Two persons who are close to Barabbas, a harelipped young woman and a man named Sahak, have faith that Christ is their savior, and both die as martyrs. The harelipped woman was the mistress of Barabbas. Sahak was his fellow prisoner and slave in the Cyprian copper mines. Both loved Barabbas, and both appear to fulfill their lives, not so much in the secure anticipation of eternal life as in realizing Jesus’ doctrine of mutual love. Peter also seems to find his great peace more in his love of Christ and of his fellow Christians than in the prospect of eternal life.
Lagerkvist established his preference of love to eternity in “The Eternal Smile” and in his essay “Stridsland, Evighetsland” (1934; “Land of Conflict, Land of Eternity,” 1988). In the essay he says this explicitly. Like his Barabbas, he does not believe in the divinity of Jesus; like his Barabbas, he looks at the kingdom of the dead and finds that “there is nothing there” for him: “My inner being rises up in pain, because I am alive; my spirit tries to break its shackles, my thought to find an answer to something about which it can only ask questions, something which it is given the power to agonize and brood over.”
The brooding Lagerkvist has his Barabbas brood over the kingdom of death, first as Lazarus describes it and then as it appears to him in the copper mines of Cyprus and in the catacombs of Rome.

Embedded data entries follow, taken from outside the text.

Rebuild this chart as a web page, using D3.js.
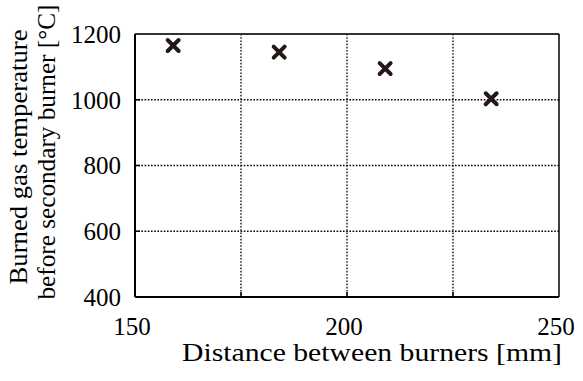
<!DOCTYPE html>
<html><head><meta charset="utf-8">
<script src="https://cdn.jsdelivr.net/npm/d3@7"></script>
<style>body{margin:0;background:#fff}svg{display:block}text{font-family:"Liberation Serif","Times New Roman",serif;fill:#000}</style>
</head><body><svg id="c" width="583" height="381"></svg>
<script>
const distance = [159, 184, 209, 234];
const temperature = [1165, 1145, 1095, 1003];
const xTicks = [150, 200, 250];
const xGrid = [175, 200, 225];
const yTicks = [400, 600, 800, 1000, 1200];
const yGrid = [600, 800, 1000];
const xTitle = "Distance between burners [mm]";
const yTitle1 = "Burned gas temperature";
const yTitle2 = "before secondary burner [\u00B0C]";

const svg = d3.select("#c");
const L = 135, R = 559, T = 34, B = 297;
const x = d3.scaleLinear().domain([150, 250]).range([L, R]);
const y = d3.scaleLinear().domain([400, 1200]).range([B, T]);
const fs = 25;

// grid
svg.append("g").selectAll("line").data(xGrid).join("line")
  .attr("x1", d => x(d)).attr("x2", d => x(d)).attr("y1", T).attr("y2", B)
  .attr("stroke", "#000").attr("stroke-width", 1.3).attr("stroke-dasharray", "1.6,1.6");
svg.append("g").selectAll("line").data(yGrid).join("line")
  .attr("y1", d => y(d)).attr("y2", d => y(d)).attr("x1", L).attr("x2", R)
  .attr("stroke", "#000").attr("stroke-width", 1.3).attr("stroke-dasharray", "1.6,1.6");

// inward ticks
svg.append("g").selectAll("line").data(xGrid).join("line")
  .attr("x1", d => x(d)).attr("x2", d => x(d)).attr("y1", B).attr("y2", B - 5)
  .attr("stroke", "#000").attr("stroke-width", 1.5);
svg.append("g").selectAll("line").data(yGrid).join("line")
  .attr("y1", d => y(d)).attr("y2", d => y(d)).attr("x1", L).attr("x2", L + 5)
  .attr("stroke", "#000").attr("stroke-width", 1.5);

// frame
svg.append("line").attr("x1", L).attr("x2", R).attr("y1", T).attr("y2", T).attr("stroke", "#333").attr("stroke-width", 2);
svg.append("line").attr("x1", R).attr("x2", R).attr("y1", T).attr("y2", B).attr("stroke", "#000").attr("stroke-width", 1.5);
svg.append("line").attr("x1", L).attr("x2", R).attr("y1", B).attr("y2", B).attr("stroke", "#000").attr("stroke-width", 2);
svg.append("line").attr("x1", L).attr("x2", L).attr("y1", T).attr("y2", B).attr("stroke", "#000").attr("stroke-width", 2);

// tick labels
svg.append("g").selectAll("text").data(yTicks).join("text")
  .attr("x", L - 14).attr("y", d => y(d)).attr("dy", "0.35em")
  .attr("text-anchor", "end").attr("font-size", fs).text(d => d);
svg.append("g").selectAll("text").data(xTicks).join("text")
  .attr("x", d => x(d) - 3).attr("y", B + 38)
  .attr("text-anchor", "middle").attr("font-size", fs).text(d => d);

// titles
svg.append("text").attr("x", 372).attr("y", 361).attr("text-anchor", "middle")
  .attr("font-size", 26).attr("textLength", 380).attr("lengthAdjust", "spacingAndGlyphs").text(xTitle);
svg.append("text").attr("transform", "translate(27,157) rotate(-90)").attr("text-anchor", "middle")
  .attr("font-size", 25).attr("textLength", 255).attr("lengthAdjust", "spacingAndGlyphs").text(yTitle1);
svg.append("text").attr("transform", "translate(55,152) rotate(-90)").attr("text-anchor", "middle")
  .attr("font-size", 25).attr("textLength", 295).attr("lengthAdjust", "spacingAndGlyphs").text(yTitle2);

// markers
const sym = d3.symbol().type(d3.symbolTimes).size(80);
svg.append("g").selectAll("path").data(distance).join("path")
  .attr("d", sym)
  .attr("transform", (d, i) => `translate(${x(d)},${y(temperature[i])})`)
  .attr("fill", "none").attr("stroke", "#231815").attr("stroke-width", 4).attr("stroke-linecap", "round");
</script></body></html>
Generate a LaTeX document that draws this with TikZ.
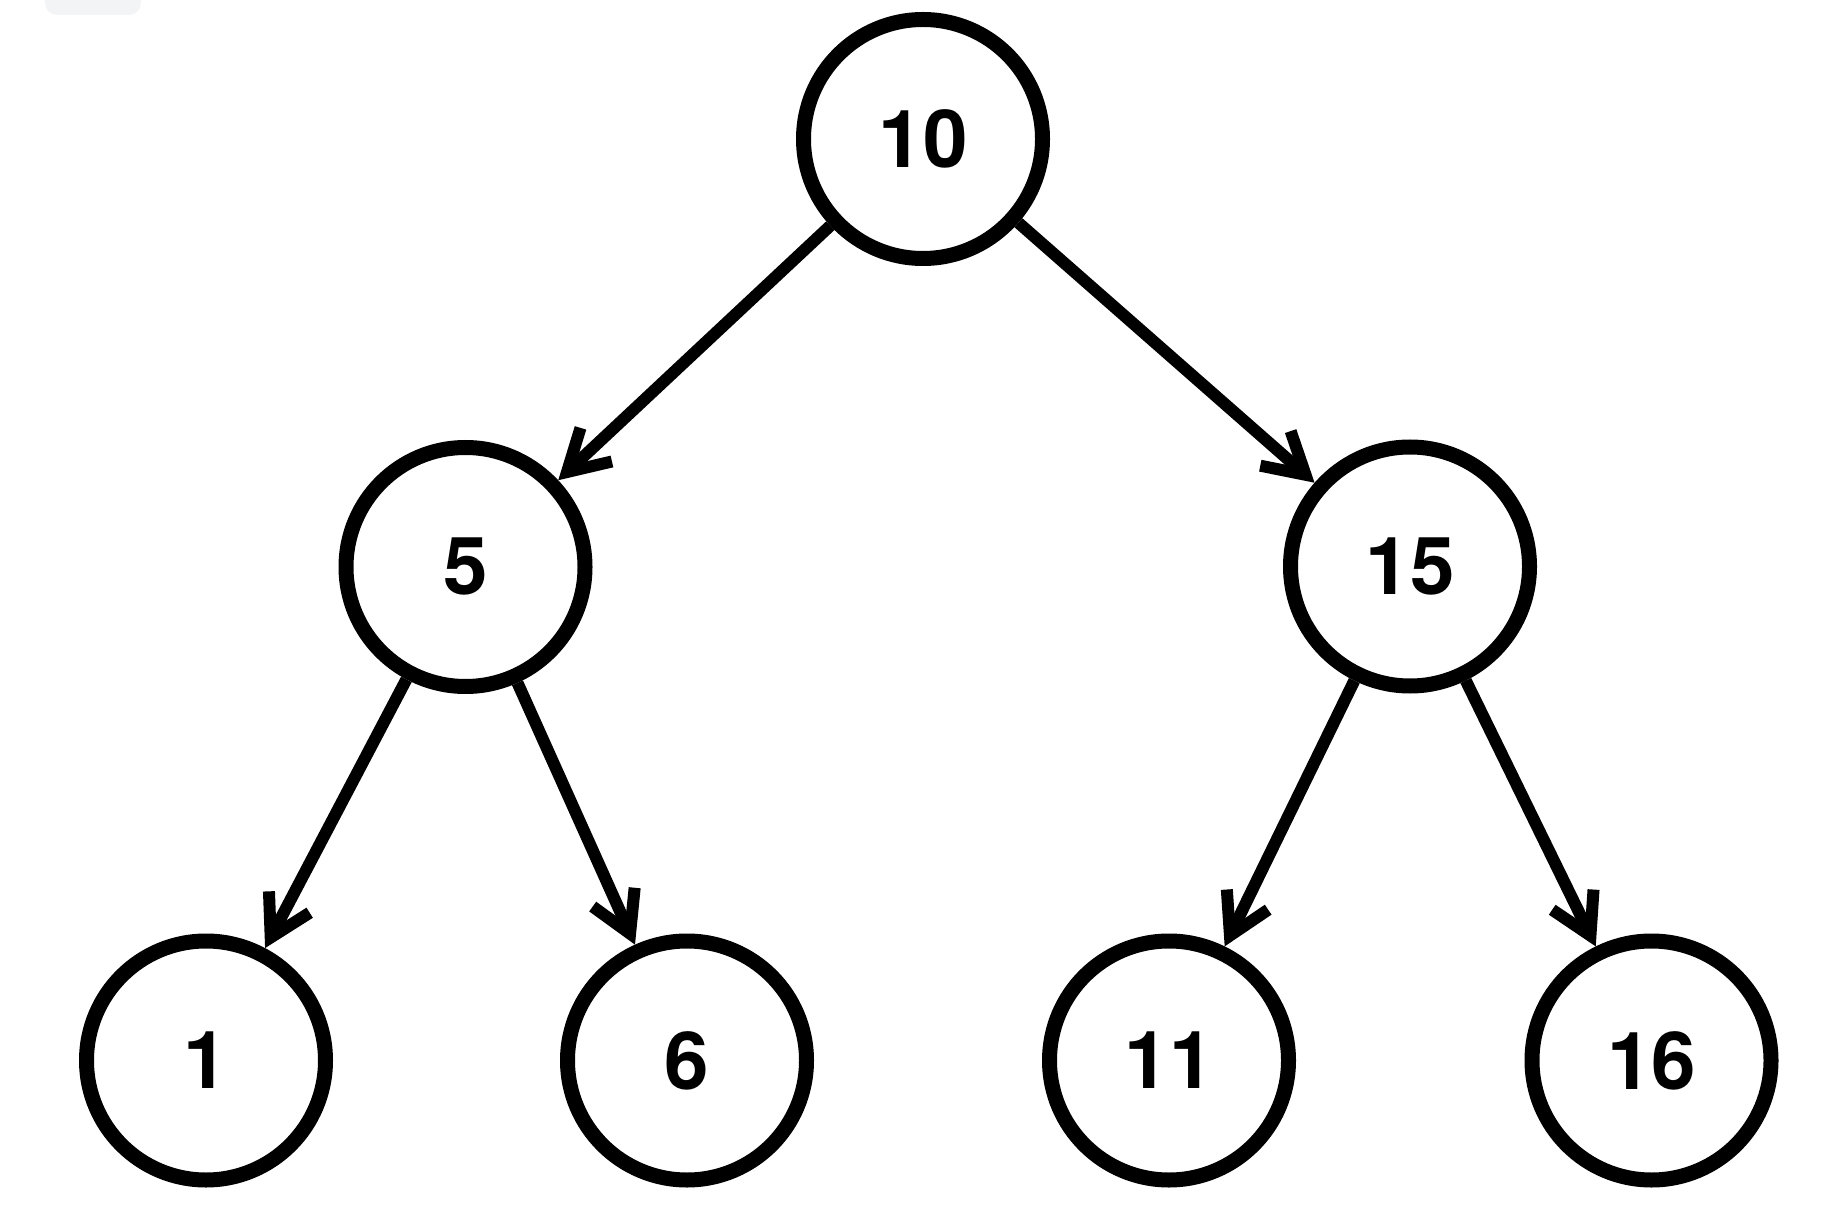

On the point of entering death’s realm—Barabbas is crucified, along with Peter and other Christians—he makes his death his own, existentially, by making the only choice left to him. He identifies himself with his death. He exemplifies as well the authentic refusal to blame anyone but oneself for what befalls one, including one’s death.

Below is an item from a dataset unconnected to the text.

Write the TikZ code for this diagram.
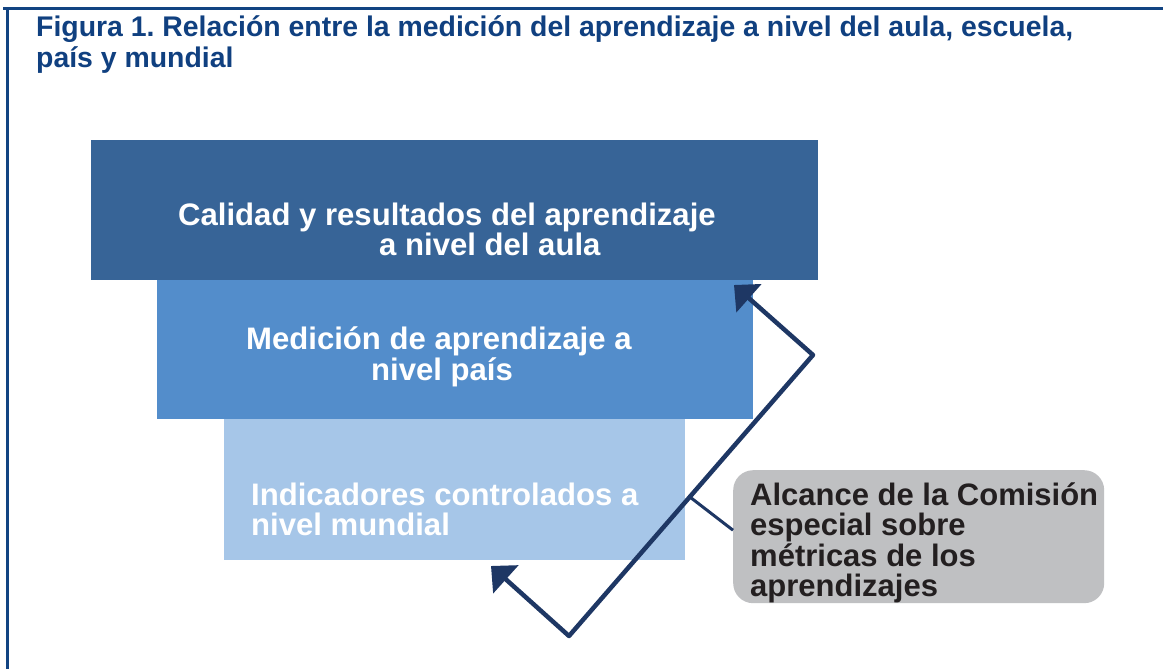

Lagerkvist’s Barabbas is a recipient of love. That he himself has the capacity to love is shown in his respectful care for the corpse of the harelipped woman and in his vigil at the death of his crucified friend, Sahak. That he does not realize this capacity is clear in his failure to close the distance between himself and those who love him, until it is too late, and in his inability to understand the commandment, “Love one another.” It remains for Lagerkvist’s pilgrim, Tobias, to realize that love is the foundation of being human.

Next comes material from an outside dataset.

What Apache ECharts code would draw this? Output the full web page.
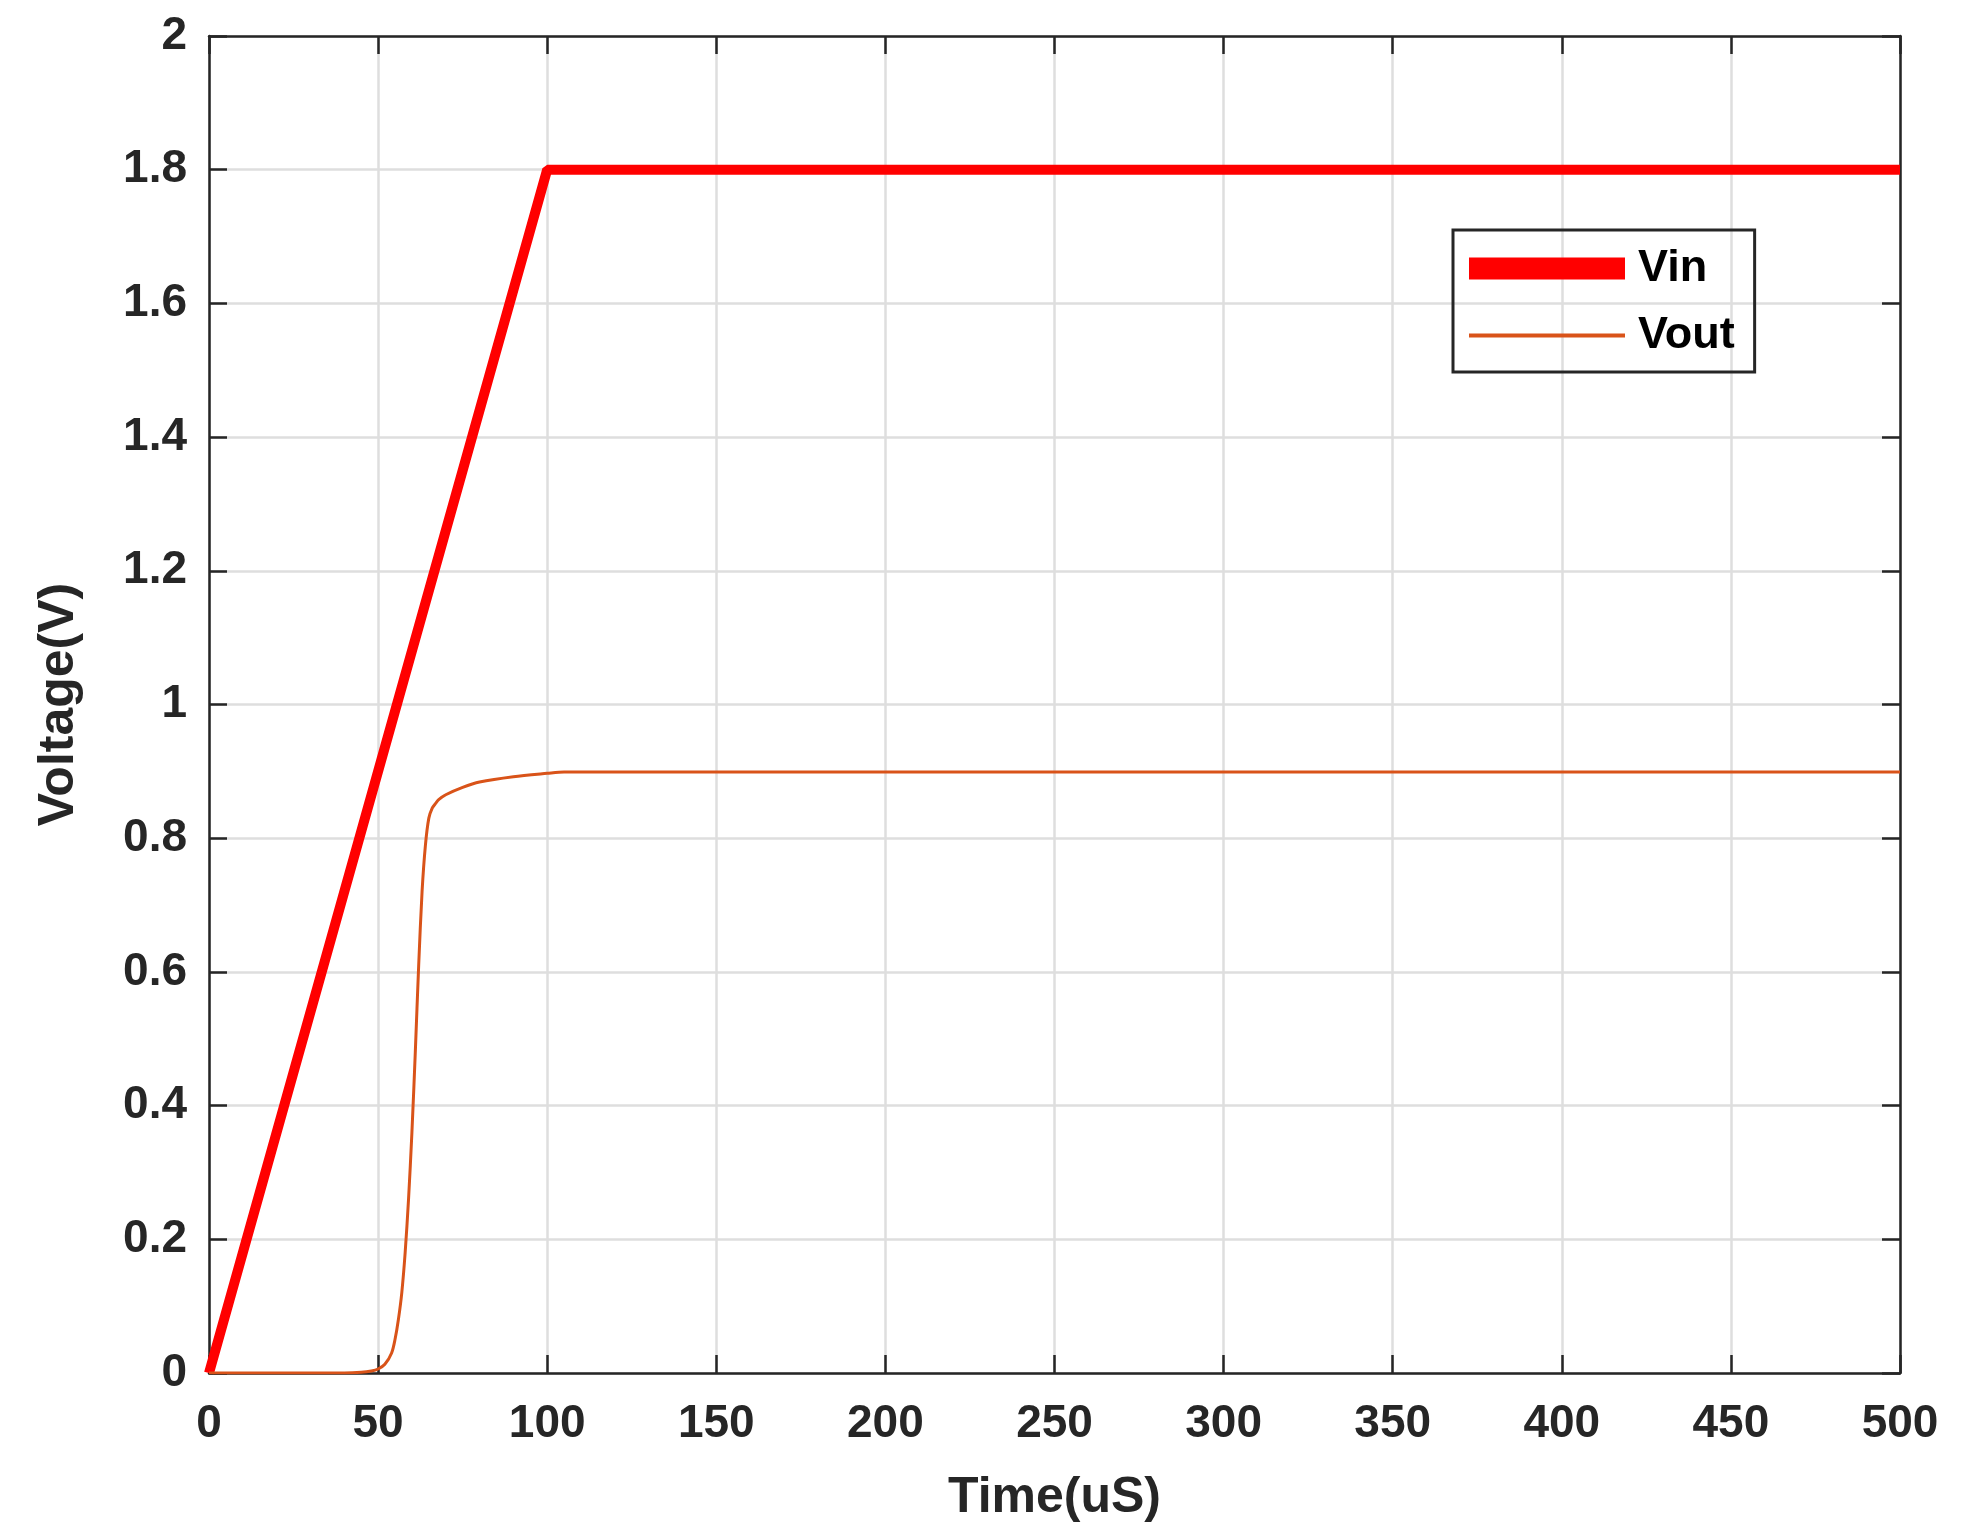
<!DOCTYPE html>
<html>
<head>
<meta charset="utf-8">
<script src="https://cdn.jsdelivr.net/npm/echarts@6/dist/echarts.min.js"></script>
<style>html,body{margin:0;padding:0;background:#fff}#chart{width:1979px;height:1539px}</style>
</head>
<body>
<div id="chart"></div>
<script>
// Vin: linear ramp to 1.8 V at 100 uS then flat
var vinTime = [0, 100, 500];
var vinValues = [0, 1.8, 1.8];
// Vout
var voutTime = [0, 40, 45, 48, 50, 52, 54, 55, 56, 57, 58, 59, 60, 61, 62, 63, 64, 65, 66, 67, 68, 70, 75, 80, 90, 100, 105, 500];
var voutValues = [0, 0, 0.001, 0.003, 0.006, 0.013, 0.03, 0.05, 0.08, 0.12, 0.18, 0.26, 0.36, 0.48, 0.61, 0.72, 0.79, 0.83, 0.845, 0.852, 0.858, 0.865, 0.876, 0.884, 0.892, 0.897, 0.899, 0.899];

var font = 'Liberation Sans';
var axisColor = '#262626';

function pairs(xs, ys) {
    return xs.map((x, i) => [x, ys[i]]);
}

var myChart = echarts.init(document.getElementById('chart'));

var xBase = {
    min: 0, max: 500, interval: 50,
    axisLine: {onZero: false, lineStyle: {color: axisColor, width: 2.5}},
    axisTick: {inside: true, length: 18, lineStyle: {color: axisColor, width: 2.5}}
};
var yBase = {
    min: 0, max: 2, interval: 0.2,
    axisLine: {onZero: false, lineStyle: {color: axisColor, width: 2.5}},
    axisTick: {inside: true, length: 18, lineStyle: {color: axisColor, width: 2.5}}
};

option = {
    backgroundColor: '#fff',
    animation: false,
    grid: {left: 209, right: 79, top: 36, bottom: 166},
    legend: {
        orient: 'vertical',
        left: 1453, top: 230,
        padding: [16, 20, 14, 16],
        itemGap: 22,
        itemWidth: 156,
        itemHeight: 22,
        borderColor: axisColor,
        borderWidth: 3,
        textStyle: {fontFamily: font, fontWeight: 'bold', fontSize: 45, color: '#000', padding: [0, 0, 0, 8]},
        data: [
            {name: 'Vin', icon: 'rect', itemStyle: {color: '#ff0000'}},
            {name: 'Vout', icon: 'path://M0,0 L10,0 L10,0.25 L0,0.25 Z', itemStyle: {color: '#d95319'}}
        ]
    },
    xAxis: [
        Object.assign({
            type: 'value', position: 'bottom',
            name: 'Time(uS)', nameLocation: 'middle', nameGap: 100,
            nameTextStyle: {fontFamily: font, fontWeight: 'bold', fontSize: 50, color: axisColor},
            axisLabel: {fontFamily: font, fontWeight: 'bold', fontSize: 46, color: axisColor, margin: 28},
            splitLine: {show: true, lineStyle: {color: '#dedede', width: 2.5}}
        }, xBase),
        Object.assign({
            type: 'value', position: 'top',
            axisLabel: {show: false}, splitLine: {show: false}
        }, xBase)
    ],
    yAxis: [
        Object.assign({
            type: 'value', position: 'left',
            name: 'Voltage(V)', nameLocation: 'middle', nameGap: 125, nameRotate: 90,
            nameTextStyle: {fontFamily: font, fontWeight: 'bold', fontSize: 50, color: axisColor},
            axisLabel: {fontFamily: font, fontWeight: 'bold', fontSize: 46, color: axisColor, margin: 22,
                formatter: (v) => String(Math.round(v * 10) / 10)},
            splitLine: {show: true, lineStyle: {color: '#dedede', width: 2.5}}
        }, yBase),
        Object.assign({
            type: 'value', position: 'right',
            axisLabel: {show: false}, splitLine: {show: false}
        }, yBase)
    ],
    series: [
        {
            name: 'Vin', type: 'line', showSymbol: false, symbol: 'none',
            data: pairs(vinTime, vinValues),
            lineStyle: {color: '#ff0000', width: 10},
            itemStyle: {color: '#ff0000'}
        },
        {
            name: 'Vout', type: 'line', showSymbol: false, symbol: 'none', smooth: 0.3,
            data: pairs(voutTime, voutValues),
            lineStyle: {color: '#d95319', width: 3},
            itemStyle: {color: '#d95319'}
        }
    ]
};
myChart.setOption(option);
</script>
</body>
</html>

Lagerkvist followed Barabbas with his novel Sibyllan (1956; The Sibyl, 1958), in which the wandering Jew leaves the Crucifixion scene and seeks the meaning of life and death. The wandering Jew finds his great peace in Lagerkvist’s novel Ahasverus död (1960; The Death of Ahasuerus, 1962), the first novel in the Pilgrim Trilogy, also known as the Tobias Trilogy. The other novels in the trilogy are Pilgrim p havet (1962; Pilgrim at Sea, 1964) and Det heliga landet (1964; The Holy Land, 1966).